Re: [nfsd4] potentially hardware breaking regression in 4.14-rc and 4.13.11
From: J. Bruce Fields
Date: Fri Nov 10 2017 - 20:13:17 EST
On Fri, Nov 10, 2017 at 03:26:27PM -0800, Patrick McLean wrote:
>
>
> On 2017-11-10 10:42 AM, Linus Torvalds wrote:
> > On Thu, Nov 9, 2017 at 5:58 PM, Patrick McLean <chutzpah@xxxxxxxxxx> wrote:
> >>
> >> Something must have changed since 4.13.8 to trigger this though.
> >
> > Arnd pointed to some commits that might be relevant for the cp210x
> > module, but those are all already in 4.13.8, so if 4.13.8 really is
> > rock solid for you, I don't think that's it.
> >
> > I really don't see anything that looks even half-way suspicious in
> > that 4.13.8..11 range. But as mentioned, compiler interactions can be
> > _really_ subtle.
> >
> > And hey, it can be a real kernel bug too, that just happens to be
> > exposed by RANDSTRUCT, so a bisect really would be very nice.
>
> I am working on bisecting the issue now, but I think I have some more
> evidence pointing to a compiler issue related to RANDSTRUCT. There are
> actually 3 issues that we have seen. Sometimes we get the null pointer
> deref in the initial message, sometimes we get the GPF, and sometimes we
> see an issue where the NFS clients see all files as root-owned
> directories.
That suggests that stat.uid is 0 and stat.mode & S_IFMT is 0040000 in
the stat structure that nfsd passed to vfs_getattr().

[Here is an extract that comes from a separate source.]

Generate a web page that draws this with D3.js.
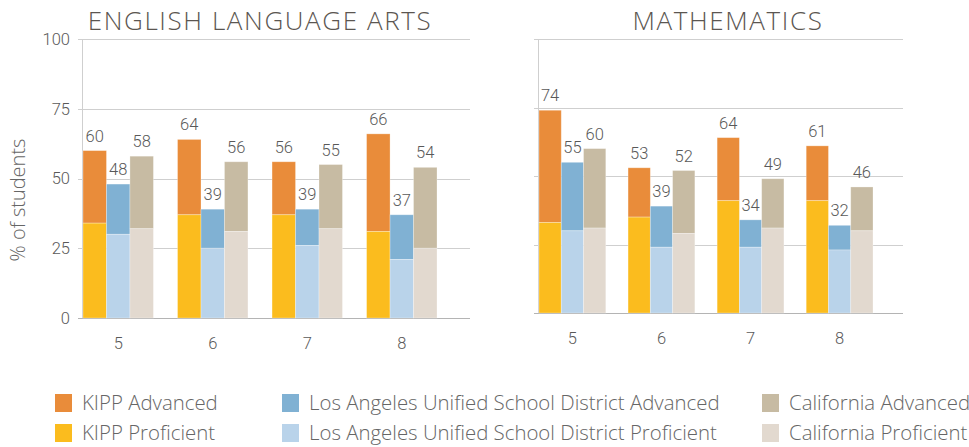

No idea what sort of information is useful when tracking down this kind
of bug, but you could also run wireshark and take a look at the server's
GETATTR replies to see if there's some other corruption.
--b.
> Any given kernel will always see the same issue, but after
> a "make mrproper" and recompile (with the same .config), the issue will
> often change. I suspect that all 3 of these problems are actually the
> same issue manifesting itself in different ways depending on what seed
> the RANDSTRUCT gcc plugin is using.
>
> >
> > Because in the end, compiler bugs are very rare. They are particularly
> > annoying when they do happen, though, so they loom big in the mind of
> > people who have had to chase them down.